Segundo Seluchi, o ano passado é um exemplo de que o Rio já convive com eventos extremos, um sinal de que mudanças climáticas associadas ao aquecimento global são uma realidade.

— No ano passado tivemos um verão extremo, com chuvas abaixo do normal e temperaturas superiores à média histórica. Vários recordes foram quebrados — ressalta o meteorologista. — A estação chuvosa entre 2013 e 2014 foi a pior em 50 anos. Veremos como 2015 vai acabar.

Mesmo que este verão não supere o cenário tenebroso de 2014, os recordes de calor e estiagem podem ser batidos em pouco tempo. Em seu relatório final, o Painel Intergovernamental de Mudanças Climáticas (IPCC) assegurou que eventos extremos serão registrados com cada vez mais frequência.

— Sempre é muito difícil dizer se um episódio particular está relacionado com o aquecimento global, mas o aumento da sua frequência certamente tem esta ligação — conta Seluchi.

O meteorologista José Marengo, também do Cemaden, acrescenta:

— Eventos extremos de dias de duração, seja de períodos secos ou com grande volume de chuvas, podem ficar mais intensos. Desde 1950 isso tem ocorrido, e os modelos do IPCC mostram que o fenômeno pode ir até 2100.
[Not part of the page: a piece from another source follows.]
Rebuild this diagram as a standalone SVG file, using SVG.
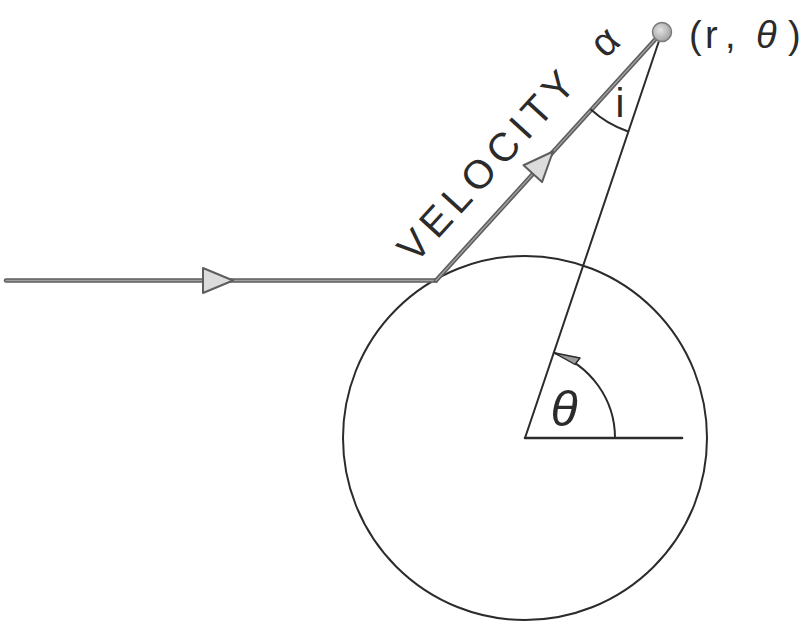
<svg xmlns="http://www.w3.org/2000/svg" width="806" height="624" viewBox="0 0 806 624">
  <style>
    .ink { fill: none; stroke: #2b2b2b; stroke-width: 2; stroke-linecap: round; }
    .thick { fill: none; stroke: #2b2b2b; stroke-width: 2.6; stroke-linecap: round; }
    .path-outer { fill: none; stroke: #5e5e5e; stroke-width: 4.5; stroke-linecap: round; }
    .path-inner { fill: none; stroke: #a0a0a0; stroke-width: 1.4; stroke-linecap: round; }
    .lbl { font-family: "Liberation Sans", Arial, sans-serif; fill: #2b2b2b; }
    .greek { font-family: "Liberation Sans", Arial, sans-serif; fill: #2b2b2b; font-style: italic; }
  </style>
  <defs>
    <radialGradient id="dotfill" cx="0.4" cy="0.4" r="0.7">
      <stop offset="0" stop-color="#e2e2e2"/>
      <stop offset="1" stop-color="#9a9a9a"/>
    </radialGradient>
    <polygon id="flowArrow" points="0,0 -30,-12.5 -30,12.5" fill="#dcdcdc" stroke="#5e5e5e" stroke-width="2" stroke-linejoin="round"/>
  </defs>
  <rect width="806" height="624" fill="#ffffff"/>

  <g id="circle-body">
    <circle cx="525" cy="438" r="182" class="ink"/>
  </g>

  <g id="connectors">
    <!-- incoming trajectory -->
    <line x1="6" y1="280.5" x2="436" y2="280.5" class="path-outer"/>
    <line x1="6" y1="280.5" x2="436" y2="280.5" class="path-inner"/>
    <use href="#flowArrow" transform="translate(233,280.5)"/>
    <!-- velocity direction -->
    <line x1="436" y1="280.5" x2="662" y2="32" class="path-outer"/>
    <line x1="436" y1="280.5" x2="662" y2="32" class="path-inner"/>
    <use href="#flowArrow" transform="translate(553,151.5) rotate(-47.66)"/>
    <!-- radius vector -->
    <line x1="525" y1="438" x2="662" y2="32" class="ink"/>
    <!-- reference axis -->
    <line x1="525" y1="438" x2="682" y2="438" class="thick"/>
    <!-- theta arc with arrow -->
    <path d="M615,438 A90,90 0 0 0 553.8,352.7" class="ink"/>
    <polygon points="553.8,352.7 580,358 575,364.5" fill="#9a9a9a" stroke="#2b2b2b" stroke-width="1.4" stroke-linejoin="round"/>
    <!-- angle i arc -->
    <path d="M591.2,109.8 A105,105 0 0 0 627.5,131.3" class="ink" stroke-width="1.6"/>
  </g>

  <g id="point-r-theta">
    <circle cx="662" cy="32" r="9.5" fill="url(#dotfill)" stroke="#7a7a7a" stroke-width="1.5"/>
    <text class="lbl" font-size="38" y="48"><tspan x="689">(</tspan><tspan x="705">r</tspan><tspan x="725">,</tspan> <tspan x="756" font-style="italic">θ</tspan><tspan x="788">)</tspan></text>
  </g>

  <g id="velocity-label">
    <text class="lbl" font-size="40" textLength="241" lengthAdjust="spacing" transform="translate(415,264.5) rotate(-47.66)" x="0" y="0">VELOCITY</text>
  </g>

  <g id="alpha-label">
    <text class="lbl" font-size="40" text-anchor="middle" transform="translate(607,44) rotate(-42)" x="0" y="10">α</text>
  </g>

  <g id="i-label">
    <text class="lbl" font-size="40" text-anchor="middle" x="620" y="117">i</text>
  </g>

  <g id="theta-label">
    <text class="greek" font-size="50" text-anchor="middle" x="564" y="426">θ</text>
  </g>
</svg>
Divulgado no fim de 2014, o último relatório do IPCC mostra que as emissões de gases-estufa estão crescendo 2,2% por ano, muito acima da média registrada de 1970 a 2000, de 1,3%.

— Vale destacar que o relatório liberado na semana passada pela Administração Oceânica e Atmosférica Nacional dos Estados Unidos (Noaa, na sigla em inglês) mostrou o ano passado como o mais quente já registrado, mesmo sem uma forte influência do El Niño, que aqueceria as águas do Oceano Pacífico — destaca André Nahur, coordenador do Programa de Mudanças Climáticas e Energia do WWF-Brasil. — E também há outros fatores, como a mudança no uso do solo, causada pelo desmatamento, e as ilhas de calor nos grandes centros urbanos, reforçadas pela falta de planejamento urbano.

O oceanógrafo Heitor Tozzi também cita o desmatamento:

— As florestas brasileiras têm alto poder de absorção de umidade, abastecendo nuvens e aumentando as precipitações. Com o desmatamento, esse poder foi diminuído, enfraquecendo o corredor de umidade do Amazonas para o Sul.